L’Europa ha quasi completamente rimosso dalla propria corta memoria i sanguinosissimi conflitti sostenuti contro l’islam per non perdere anche la propria dignità e difendere le proprie convinzioni religiose a difesa delle libertà e della dignità di tutte le persone: occorre ricordare che, ancora agli inizi del 1800, si poteva notare in giro per la città di Palermo Francesco Paolo Gravina, ultimo principe di Palagonia (morto il 15 aprile 1854 in odore di santità e con una causa di beatificazione iniziata dal cardinale Pappalardo diversi anni fa) intento a raccogliere fondi anche per liberare, col riscatto, i tanti cristiani catturati durante le varie scorrerie effettuate lungo le coste della Sicilia e detenuti come schiavi nelle varie città del nord Africa proprio dai musulmani.
E come la Sicilia, al centro del mar Mediterraneo e terra di emigranti, è stata a lungo contesa durante i secoli, anche il lontano Sri Lanka (conosciuta in Europa dapprima come Ceylon), al centro dell’Oceano Indiano ed anch’essa terra di emigranti, è stata contesa dalle varie potenze mondiali a partire dal ‘600, Portogallo, Olanda, Germania, Inghilterra e da ultimo la Cina con la cosiddetta “Via della Seta”, in quanto crocevia delle ricchissime rotte commerciali dall’Europa e dall’Africa verso l’Asia e viceversa: oggi, dopo lunghe e sanguinose guerre civili tra i tamil, di religione induista, e i nativi singalesi, di religione buddista, gruppi che compongono la maggioranza della popolazione del paese a forma di una goccia d’acqua staccatasi dalla penisola indiana e con una bandiera, composta da due strisce verticali verde ed arancio bordata di giallo, sulla quale spicca un leone che impugna con la zampa destra una spada su uno sfondo amaranto e con ai quattro angoli delle foglie di “ficus religiosa”, a simboleggiare le quattro religioni ancor’oggi presenti nell’isola, musulmana, induista, buddista e cristiana, è diventata una repubblica il 22 maggio del 1972 col nome di Repubblica Democratica Socialista dello Sri Lanka con capitale chiamata dagli occidentali, per brevità, Colombo, ma il cui vero nome è Sri Jayewardenepura Kotte.
A parlare di questo lontano paese sono Luca Di Mauro, dal 1994 e fino allo scorso anno console onorario di quel lontano paese, e don Giuseppe Cannizzo, responsabile della pastorale diocesana etnea per i migranti.
“La comunità cingalese o meglio srilankese – afferma Luca Di Mauro – è presente nel Sud Italia, in Campania doce a Napoli esiste un altro consolato onorario, in Sicilia vivono circa 3.500 persone, a Palermo si trovano soprattutto i tamil e gli induisti, un’altra grossa comunità appartenente a varie religioni è presente a Messina, a Catania è preponderante la presenza della cosiddetta minoranza cattolica e molti di loro svolgono varie attività compresa quella, soprattutto per le donne, di badanti nelle famiglie proprio come Haysinth Rupasisingha, di 55 anni, rientrata nel proprio paese per le festività pasquali dopo 28 anni e rimasta uccisa nella chiesa dedicata a San Sebastiano a Katuwapitiya, in provincia di Negombo, qualche giorno prima di recarsi in Australia a trovare una figlia,, anch’essa emigrata.
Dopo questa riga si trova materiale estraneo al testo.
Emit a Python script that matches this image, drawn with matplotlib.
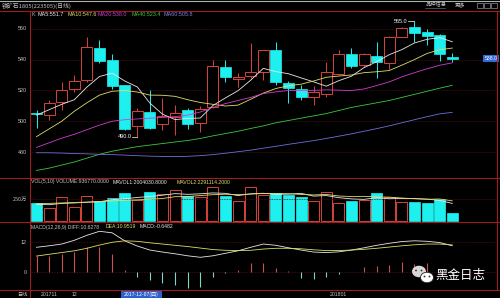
import numpy as np
import matplotlib.pyplot as plt
from matplotlib.patches import Rectangle, Ellipse

# ---- data (34 daily candles) ----
opens = [505.5, 504, 512.4, 521, 526.8, 547.8, 539.8, 523.5, 497, 506, 498, 503,
         507, 499, 509.5, 535, 527.3, 529.6, 532.2, 546.3, 525, 520.7, 516, 518,
         531, 544, 536.5, 542.4, 537.6, 555, 561, 558.3, 556, 542]
closes = [505, 512, 520, 526, 548, 539.5, 523, 494.7, 506.5, 495.5, 503.5, 505.5,
          498, 508, 536, 528.5, 529, 532.2, 546.3, 525.7, 521.4, 515.5, 519.2, 532,
          543.7, 536, 543.5, 538.3, 555, 560.4, 557.2, 555.6, 543.7, 540.5]
highs = [507, 514, 525.7, 530, 555, 552.8, 544, 523.8, 508.5, 520, 515, 510.5,
         508.5, 510, 540, 539.8, 531.5, 550.7, 546.5, 551.7, 526, 523.5, 523, 538.7,
         546.3, 547.4, 544.5, 551.3, 555.5, 561, 565, 560, 557, 544.6]
lows = [495.5, 501, 507.2, 519, 525.7, 537.8, 520.7, 494.5, 490, 495, 494, 491,
        495, 493, 508.5, 525.7, 522.4, 528, 527, 523.5, 511.6, 513.7, 510.5, 516,
        530, 534.4, 535.4, 527.9, 534, 555, 551.7, 549.6, 539.3, 538.7]

ma5 = [504, 507.5, 511, 514, 522.2, 529.1, 531.3, 526.2, 522.3, 511.8, 504.6, 501.1,
       501.8, 502.1, 510.2, 515.2, 519.9, 526.7, 534.4, 532.3, 530.9, 528.2, 525.6,
       522.8, 526.4, 529.3, 534.9, 538.7, 543.3, 546.6, 550.9, 553.3, 554.4, 551.7]
ma10 = [490, 495, 500, 506.5, 512, 517, 519.5, 520, 519, 517, 516.9, 516.2, 514,
        512.2, 511, 509.9, 510.5, 514.3, 518.3, 521.3, 523.1, 524.1, 526.2, 528.6,
        529.4, 530.1, 531.6, 532.2, 533, 536.5, 540.1, 544.1, 546.5, 547.6]
ma20 = [483, 486, 489, 491.5, 494.5, 497.5, 500, 501, 501.5, 502, 502.5, 503, 504,
        506, 509, 511.5, 513.5, 515.5, 518, 519.1, 520, 520.1, 520.1, 520.4, 520.2,
        520, 521, 523.2, 525.6, 528.9, 531.6, 534.1, 536.4, 538]
ma40 = [468, 469.5, 471.5, 473.5, 476, 478.5, 480.5, 482, 483.5, 484.5, 485.5, 486.5,
        487.5, 488.8, 490.5, 492, 493.5, 495.3, 497, 499, 500.5, 502, 503.5, 505,
        507, 509, 510.5, 512, 513.5, 515.5, 517.5, 519.5, 521.5, 523.4]
ma60 = [479.5, 479.5, 479.3, 479, 478.8, 478.5, 478.3, 478, 477.6, 477.3, 477.1, 477,
        477.2, 477.6, 478.3, 479.2, 480.2, 481.2, 482.5, 483.7, 485, 486.2, 487.4,
        488.8, 490.3, 491.8, 493.5, 495.2, 497, 499, 501, 503, 504.8, 505.8]

# volume in 万 (10k)
volume = [201, 151, 269, 160, 284, 231, 265, 322, 240, 333, 307, 352, 284, 269, 383,
          284, 227, 383, 300, 322, 295, 269, 227, 333, 201, 227, 240, 322, 276, 219,
          219, 208, 250, 94]
mavol1 = [190, 185, 200, 205, 213, 219, 242, 252, 268, 278, 293, 311, 303, 309, 319,
          314, 289, 309, 315, 303, 305, 314, 283, 289, 265, 251, 246, 265, 253, 257,
          255, 249, 234, 200]
mavol2 = [195, 200, 205, 210, 215, 220, 228, 235, 240, 246, 256, 276, 278, 289, 299,
          304, 300, 306, 312, 311, 310, 302, 296, 302, 284, 278, 280, 274, 271, 261,
          253, 247, 250, 229]

diff = [10.0, 10.6, 11.3, 12.8, 14.8, 16.4, 15.8, 12.6, 10.5, 8.9, 8.1, 7.4, 6.6, 6.0,
        6.6, 7.6, 8.6, 10.0, 11.3, 10.8, 9.8, 8.9, 8.1, 7.9, 8.2, 8.9, 9.8, 10.8, 11.6,
        12.3, 12.6, 12.4, 11.9, 10.63]
dea = [6.5, 7.2, 7.9, 8.6, 9.6, 10.9, 12.0, 12.6, 12.4, 11.8, 11.3, 10.8, 10.3, 9.7,
       9.1, 8.8, 8.7, 8.8, 9.3, 9.6, 9.6, 9.4, 9.0, 8.7, 8.7, 8.9, 9.2, 9.6, 10.1, 10.6,
       11.0, 11.3, 11.3, 10.95]
macd = [6.5, 6.6, 7.3, 8.1, 10, 10, 7.3, 0.9, -1.7, -3.1, -4.1, -5.1, -6.4, -6, -1.7,
        -0.4, 0.9, 3.6, 3.9, 1.6, 0.5, -2.4, -2.8, -2.0, -0.5, 0.3, 2.3, 2.5, 2.9, 4.3,
        3.5, 3.9, 1.0, -0.65]

price_ticks = [560, 540, 520, 500, 480]

RED = '#d8443c'
CYAN = '#1ef0f0'
BORDER = '#a01c1c'
GRID = '#4a1010'
LBL = '#c4c4c4'
CJK = ['Noto Sans CJK SC', 'DejaVu Sans']
plt.rcParams['font.family'] = ['Liberation Sans', 'DejaVu Sans']

W, H = 500, 298
fig = plt.figure(figsize=(5, 2.98), dpi=100, facecolor='black')

idx = np.arange(len(closes))
X0, X1 = -0.516, 36.55


def add_ax(l, t, r, b, ylim):
    ax = fig.add_axes([l / W, 1 - b / H, (r - l) / W, (b - t) / H])
    ax.set_facecolor('black')
    ax.set_xlim(X0, X1)
    ax.set_ylim(*ylim)
    ax.axis('off')
    return ax


ax = add_ax(30, 10.5, 497, 178, (463.09, 572.03))
axv = add_ax(30, 178, 497, 222, (-11.4, 488.6))
axm = add_ax(30, 222, 497, 290, (-7.08, 20.12))

# grid lines
for p in price_ticks:
    ax.axhline(p, color=GRID, lw=0.6, ls=(0, (1, 1)))
axv.axhline(250, color=GRID, lw=0.6, ls=(0, (1, 1)))
axm.axhline(12, color=GRID, lw=0.6, ls=(0, (1, 1)))
axm.axhline(0, color=GRID, lw=0.6, ls=(0, (1, 1)))

# candles
bw = 0.87
for i in idx:
    o, c, h, l = opens[i], closes[i], highs[i], lows[i]
    top, bot = max(o, c), min(o, c)
    if c >= o:
        ax.vlines(i, top, h, color=RED, lw=0.7)
        ax.vlines(i, l, bot, color=RED, lw=0.7)
        ax.add_patch(Rectangle((i - bw / 2, bot), bw, max(top - bot, 0.3),
                               facecolor='black', edgecolor=RED, lw=0.7, zorder=3))
    else:
        ax.vlines(i, l, h, color=CYAN, lw=0.7)
        ax.add_patch(Rectangle((i - bw / 2, bot), bw, max(top - bot, 0.6),
                               facecolor=CYAN, edgecolor=CYAN, lw=0.5, zorder=3))

ax.plot(idx, ma5, color='#e8e8e8', lw=0.6, zorder=4)
ax.plot(idx, ma10, color='#dede6a', lw=0.6, zorder=4)
ax.plot(idx, ma20, color='#d23cd2', lw=0.6, zorder=4)
ax.plot(idx, ma40, color='#3cc83c', lw=0.6, zorder=4)
ax.plot(idx, ma60, color='#6e6ee0', lw=0.6, zorder=4)

# extreme labels
lo_i = int(np.argmin(lows))
hi_i = int(np.argmax(highs))
ax.text(lo_i - 0.45, lows[lo_i], '%.1f' % lows[lo_i], color='white', fontsize=4,
        ha='right', va='center', zorder=5)
ax.plot([lo_i - 0.42, lo_i - 0.05], [lows[lo_i]] * 2, color='white', lw=0.5, zorder=5)
ax.text(hi_i - 0.55, highs[hi_i], '%.1f' % highs[hi_i], color='white', fontsize=4,
        ha='right', va='center', zorder=5)
ax.plot([hi_i - 0.5, hi_i - 0.05], [highs[hi_i]] * 2, color='white', lw=0.5, zorder=5)

# volume
for i in idx:
    if closes[i] >= opens[i]:
        axv.add_patch(Rectangle((i - bw / 2, 0), bw, volume[i], facecolor='black',
                                edgecolor=RED, lw=0.7))
    else:
        axv.add_patch(Rectangle((i - bw / 2, 0), bw, volume[i], facecolor=CYAN,
                                edgecolor=CYAN, lw=0.5))
axv.plot(idx, mavol1, color='#e8e8e8', lw=0.6)
axv.plot(idx, mavol2, color='#dede6a', lw=0.6)

# macd
for i in idx:
    col = '#c85050' if macd[i] >= 0 else '#7cd6c6'
    axm.vlines(i, 0, macd[i], color=col, lw=0.8)
axm.plot(idx, diff, color='#e8e8e8', lw=0.6)
axm.plot(idx, dea, color='#dede6a', lw=0.6)

# ---- overlay in pixel coordinates ----
ov = fig.add_axes([0, 0, 1, 1])
ov.set_xlim(0, W)
ov.set_ylim(H, 0)
ov.axis('off')
ov.patch.set_alpha(0)


def T(x, y, s, color=LBL, size=3.9, ha='left', **kw):
    ov.text(x, y, s, color=color, fontsize=size, ha=ha, va='center', **kw)


# frame
ov.plot([0, W], [0.6, 0.6], color='#b0b0b0', lw=0.8)
for y in (10.5, 178, 222, 290):
    ov.plot([0, W], [y, y], color=BORDER, lw=0.8)
ov.plot([30, 30], [10.5, 298], color=BORDER, lw=0.8)
ov.plot([497, 497], [10.5, 290], color=BORDER, lw=0.8)

# title bar
T(2, 5.5, '铁矿石1805(223505)(日线)', size=4.2, family=CJK)
T(425, 5, '品种信息', size=3.8, family=CJK)
ov.plot([425, 445], [8, 8], color='#8080c0', lw=0.4)
T(455, 5, '更多', size=3.8, family=CJK)
for bx in (477, 484, 491):
    ov.add_patch(Rectangle((bx, 2.5), 6, 5, facecolor='none', edgecolor='#9090a0', lw=0.5))

# main header
T(31, 15, 'K', color='#b0b0b0')
T(37, 15, 'MA5:551.7', color='#e8e8e8')
T(67, 15, 'MA10:547.6', color='#dede6a')
T(98, 15, 'MA20:538.0', color='#d23cd2')
T(131, 15, 'MA40:523.4', color='#3cc83c')
T(163, 15, 'MA60:505.8', color='#8080e8')

# price axis labels
for p in price_ticks:
    y = 29 + (560 - p) * 1.5375
    T(27, y, str(p), ha='right')

# last price box
ov.add_patch(Rectangle((483, 54.5), 16, 7.5, facecolor='#2c6ad6', edgecolor='none'))
T(491, 58.2, '538.0', color='white', size=3.7, ha='center')

# volume header / labels
T(31, 182, 'VOL(5,10) VOLUME:936770.0000', size=3.7)
T(113, 182, 'MAVOL1:2004030.8000', color='#e8e8e8', size=3.7)
T(177, 182, 'MAVOL2:2291114.2000', color='#dede6a', size=3.7)
T(27, 199.5, '250万', ha='right', size=3.9, family=CJK)

# macd header / labels
T(31, 227, 'MACD(12,26,9) DIFF:10.6278', size=3.7)
T(106, 227, 'DEA:10.9519', color='#dede6a', size=3.7)
T(140, 227, 'MACD:-0.6482', color='#e8e8e8', size=3.7)
T(27, 242.3, '12', ha='right')
T(27, 272.3, '0', ha='right')

# bottom date axis
T(17, 294.5, '日线', size=3.7, family=CJK)
T(41, 294.5, '201711', size=3.7)
T(72, 294.5, '12', size=3.7)
ov.add_patch(Rectangle((121, 290.8), 41, 7.2, facecolor='#2c5fd0', edgecolor='none'))
T(141.5, 294.5, '2017-12-07(四)', color='white', size=3.7, ha='center', family=CJK)
T(330, 294.5, '201801', size=3.7)

# watermark
ov.add_patch(Ellipse((419, 271.5), 14, 11.5, facecolor='#d8d8d8', edgecolor='none', zorder=6))
ov.add_patch(Ellipse((427, 277.5), 13, 10.5, facecolor='white', edgecolor='#202020', lw=0.6, zorder=7))
for ex, ey, z in ((416, 270.5, 6.5), (421.5, 270.5, 6.5), (424.5, 276.5, 7.5), (429.5, 276.5, 7.5)):
    ov.add_patch(Ellipse((ex, ey), 1.8, 1.8, facecolor='#303030', edgecolor='none', zorder=z))
T(435, 275, '黑金日志', color='white', size=9, family=CJK, zorder=8)

fig.savefig('out.png', dpi=100, facecolor='black')
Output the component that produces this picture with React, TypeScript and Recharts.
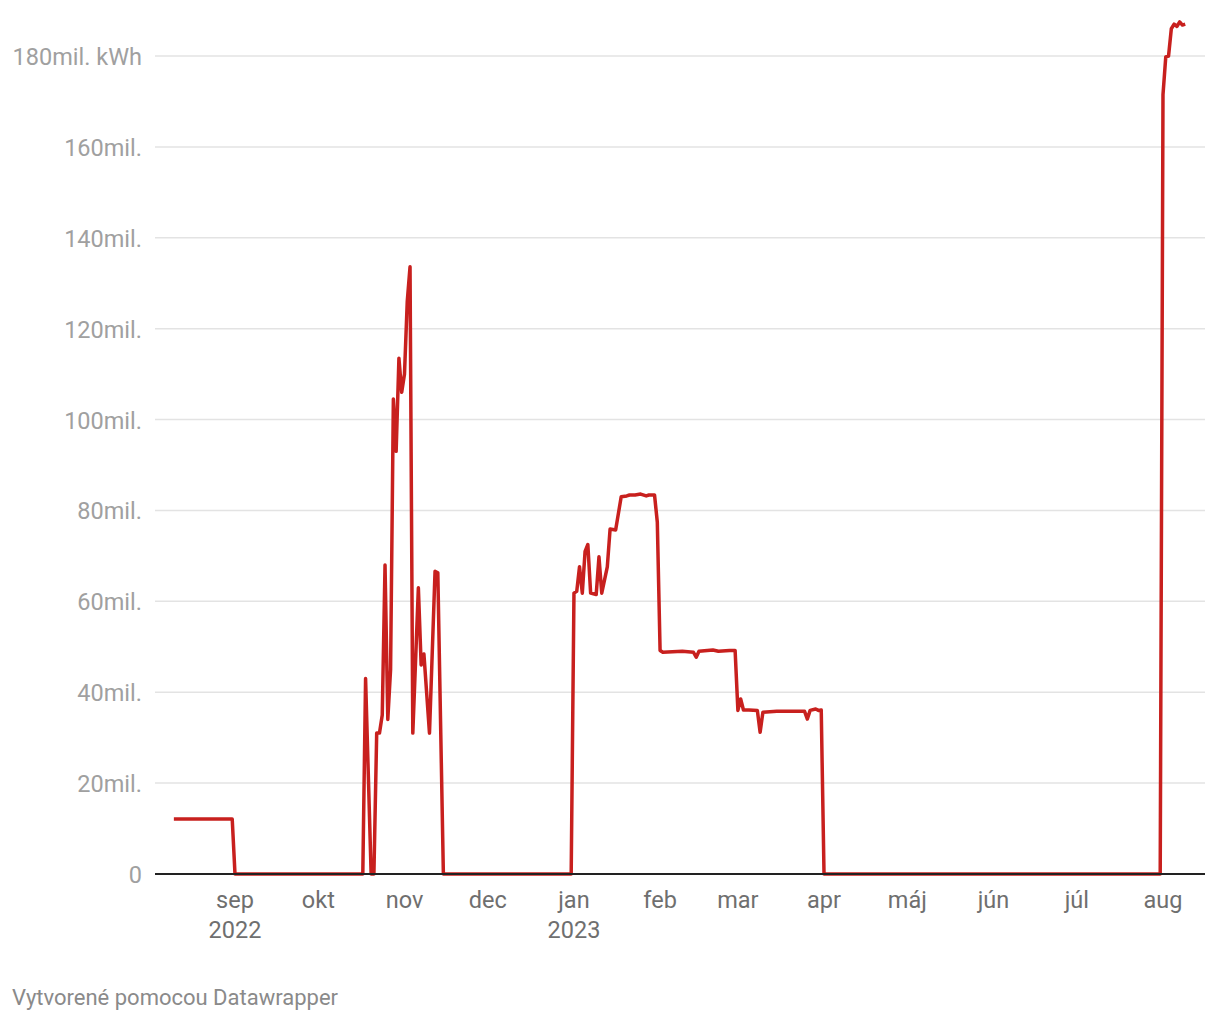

Il luogo di culto, assegnato dall’arcivescovo, si trova in pieno centro cittadino, a due passi dal Duomo e da piazza Università, a Santa Maria dell’Ogninella dove avvengono i riti religiosi officiati dal sacerdote Michael Censius Perera”.
“Hanno colpito un paese dalle molte fragilità – ha continuato Di Mauro – basti pensare che il violento tsunami causato dal terremoto dell’isola di Sumatra, 9,3 della scala Richter, con oltre 300 mila tra morti e feriti, dei quali 60 mila nella sola Sri Lanka il 26 dicembre del 2004 (tragica coincidenza col terremoto sull’Etna dello scorso anno) colpì in primo luogo proprio e gravemente lo Sri Lanka, ma anche l’India e la costa orientale dell’Africa; gli aiuti coordinati proprio dal mio consolato e partiti dal porto di Catania con oltre una decina di container e grazie alla generosità dello stesso spedizioniere, comprendente macchinari, un dissalatore per l’acqua potabile, persino generi di conforto e tanti generi alimentari, giacquero abbandonati nel porto della capitale fino al completo deperimento”.